Acogidos y ayudados económicamente por una tía paterna, Francesc, que mostraba interesantes aptitudes para la física y la química, pudo iniciar la carrera universitaria. Por mediación del padre Calaf, un jesuita amigo de su tía, obtuvo una beca que le permitió cursar estudios de química en la localidad barcelonesa de Sarrià. Otro jesuita, el padre Galant, le ayudó a superar la profunda crisis humana y espiritual que sufrió en esa época. El carisma ignaciano con los ejercicios espirituales apaciguó su angustia y le fortaleció. A partir de entonces se comprometió con pautas de vida que sostuvo con firmeza hasta el fin de sus días; entre otras acciones incluía la recepción periódica de los sacramentos. Se afilió a la Congregación Mariana y dentro de ella realizó una actividad apostólica ejemplar. En él se aunaban visión, oración y experiencia. Sabía cómo se conquistan las vocaciones: «Las almas hemos de ganarlas con esfuerzo y oración», y cuál es el «espacio» en el que debe moverse el apóstol: «En el apostolado no os tiente nunca ni la silla cómoda, ni la cosa fácil. Sed personas de alpargata».
En 1932 ingresó en la «Federació de Joves Cristians de Catalunya». Un año antes se había proclamado la Segunda República, y los ánimos estaban encrespados. Mientras, y por sugerencia del padre Galant, se trasladó a Oviedo para terminar su carrera; se licenció en Química en 1934. Al año siguiente fue contratado como ingeniero químico en la empresa CROSS de Lérida. Y se volcó con los pobres del barrio del Canyeret; daba clases a los obreros y ayudaba a sus propios compañeros de trabajo. Enamorado de Mariona Pelegrí, una joven piadosa de familia creyente y comprometida, los jóvenes se prometieron formalmente en mayo de 1936. Ella formaba parte de la Acción Católica y Francesc la secundó.

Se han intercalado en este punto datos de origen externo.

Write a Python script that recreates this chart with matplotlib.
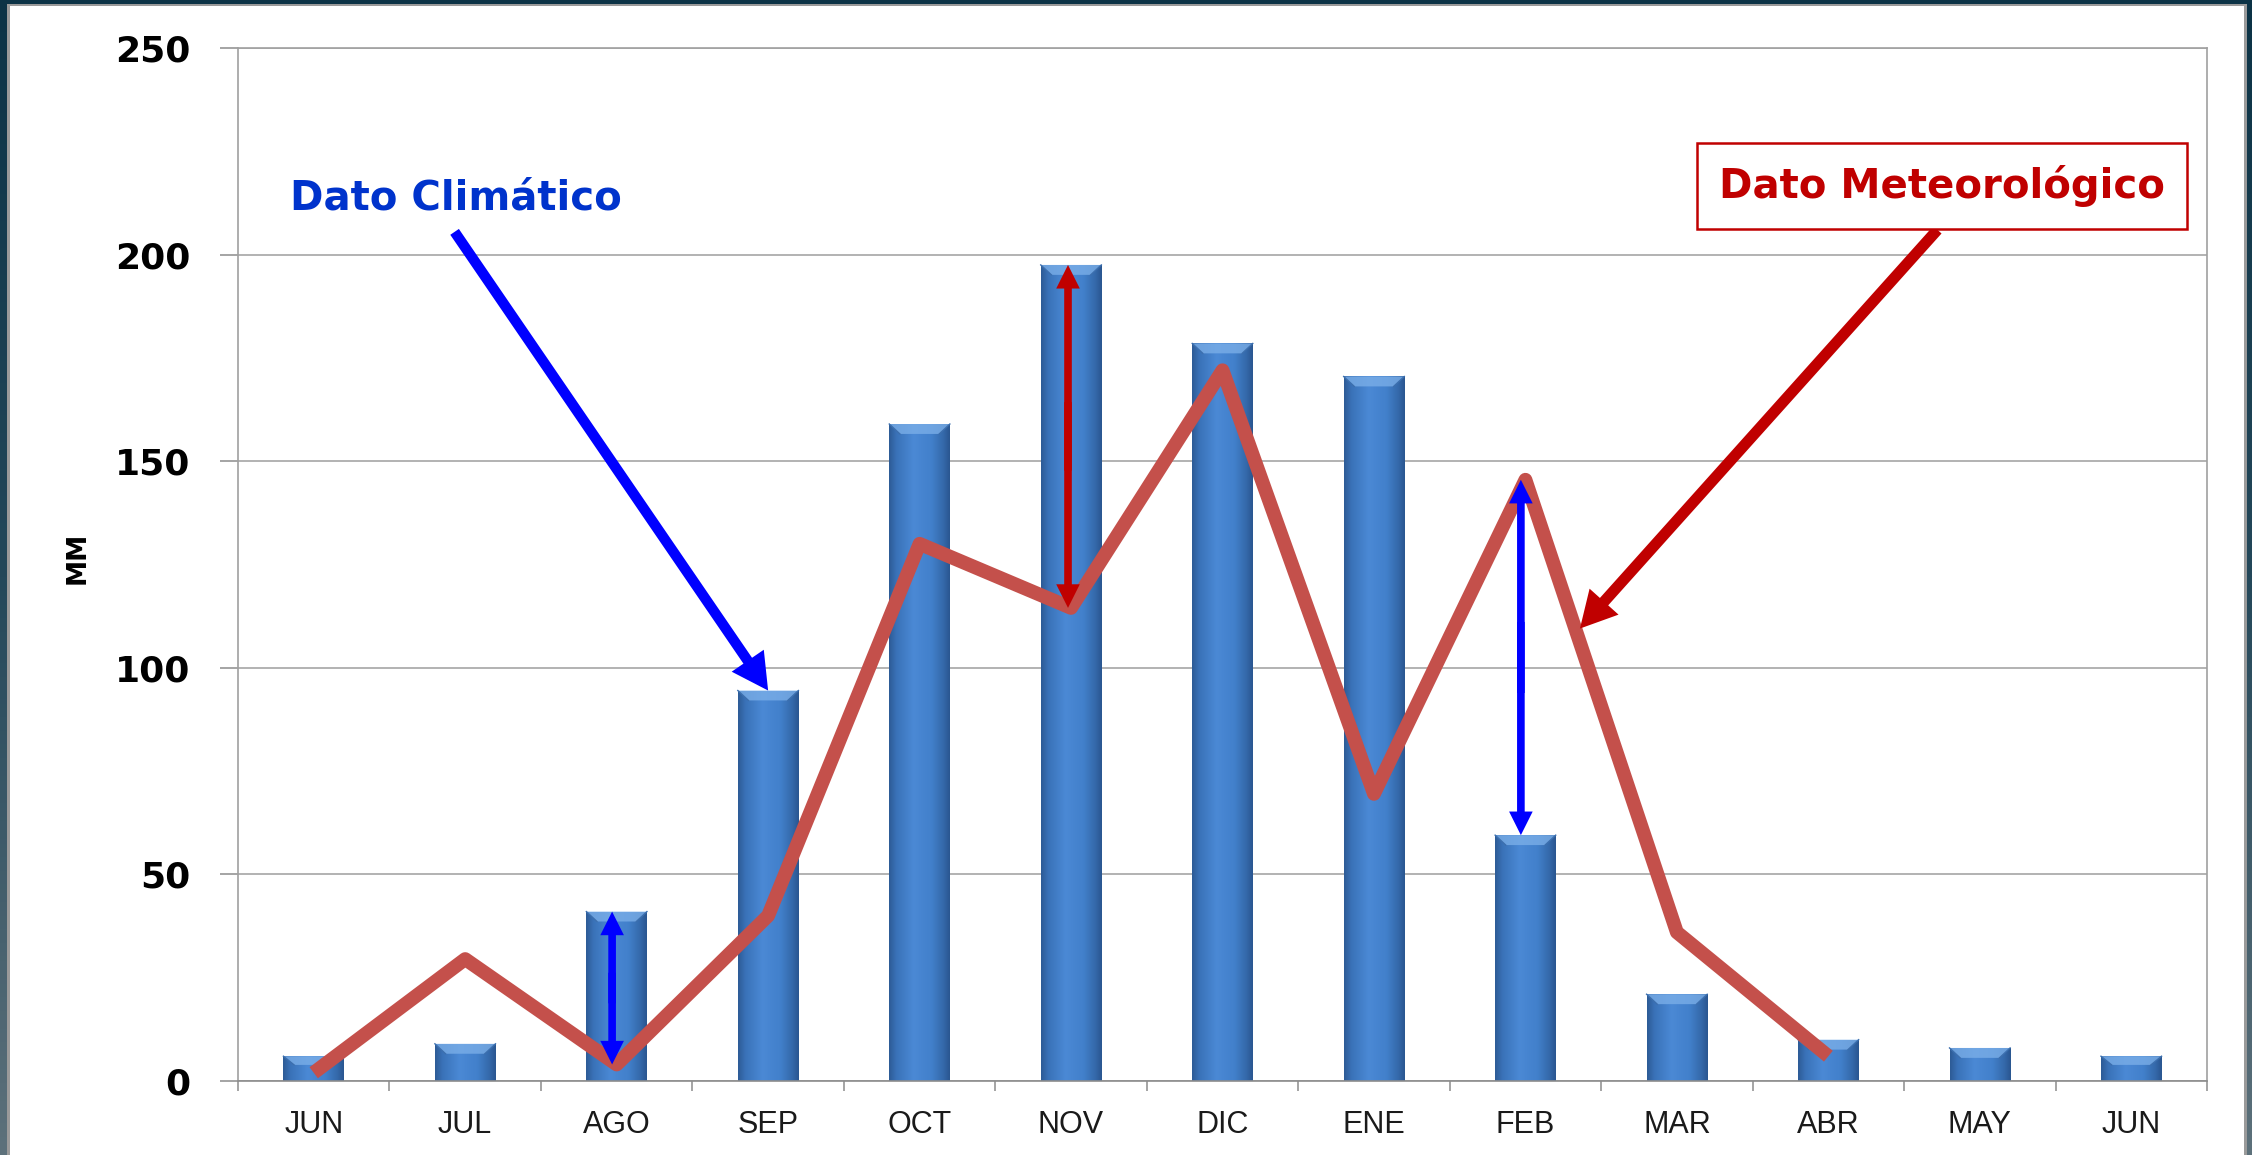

Reclutado en el ejército el 1º de julio de ese año como soldado de complemento, el 20 su fe católica le llevó a la cárcel del castillo de Lérida. No llegó a cumplir dos meses de reclusión cuando el 12 de septiembre lo trasladaron a la cárcel provincial. El 29 no se arredró ante el tribunal popular ad casum, que sin rigor alguno, determinado a cumplir la sentencia de muerte ya fraguada de antemano, quiso conocer la filiación religiosa del beato. «¡Sí, soy católico!», confirmó respondiendo con firmeza y claridad, humilde al mismo tiempo, acogiendo con sencillez el gesto bronco y desafiante de sus interlocutores, sin juzgar tan execrable conducta, llevado por el perdón. Mientras aguardaba el cumplimento de la pena impuesta en la improvisada cárcel del ayuntamiento, animaba a sus compañeros. Inmediatamente escribió a su novia, a sus hermanas y al padre Galant.

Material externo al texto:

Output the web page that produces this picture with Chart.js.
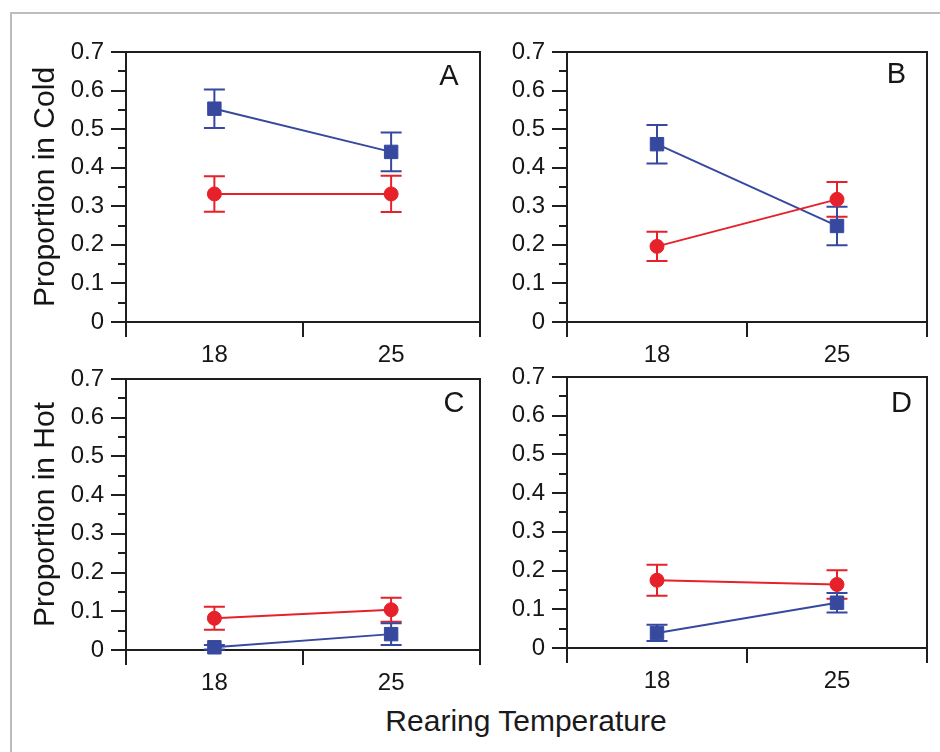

Fragmentos de las cartas ponen de relieve su altura humana y espiritual. A su novia le dijo: «Me pasa una cosa extraña: no puedo sentir ninguna pena por mi suerte. Una alegría interna, intensa, fuerte me embarga. Quisiera escribirte una carta triste de despedida, pero no puedo. Estoy rodeado de ideas alegres como un presentimiento de la gloria…». A sus hermanas: «Acaban de leerme la pena de muerte y nunca he estado más tranquilo que ahora […]. La Providencia de Dios ha querido escogerme como víctima de los errores y de nuestros pecados. Yo voy con gusto y tranquilo a la muerte. Nunca como ahora tendré tantas probabilidades de salvación. Ya se ha acabado mi misión en esta vida, ofrezco a Dios los sufrimientos de esta hora». Al padre Galant: «Le escribo estas letras estando condenado a muerte y faltando unas horas para ser fusilado. Estoy tranquilo y contento, muy contento. Espero poder estar en la gloría dentro de poco rato. Renuncio a los lazos y placeres que puede darme el mundo y al cariño de los míos. Doy gracias a Dios porque me da una muerte con muchas probabilidades de salvarme». Cuando estas cartas llegaron a Pío XI las leyó sin poder contener la emoción; no fue capaz de desprenderse de ellas. Consideró que tales misivas cursadas por un hijo como Francesc «correspondía al padre guardarlas».
El beato y los seis condenados dieron gozoso testimonio de su fe, con esperanza y valentía, entonando el credo mientras iban camino de su sepultura. La madrugada del 29 de septiembre cobardes fusiles terminaron con su vida en el umbral del cementerio. Juan Pablo II beatificó a Francesc el 11 de marzo de 2001.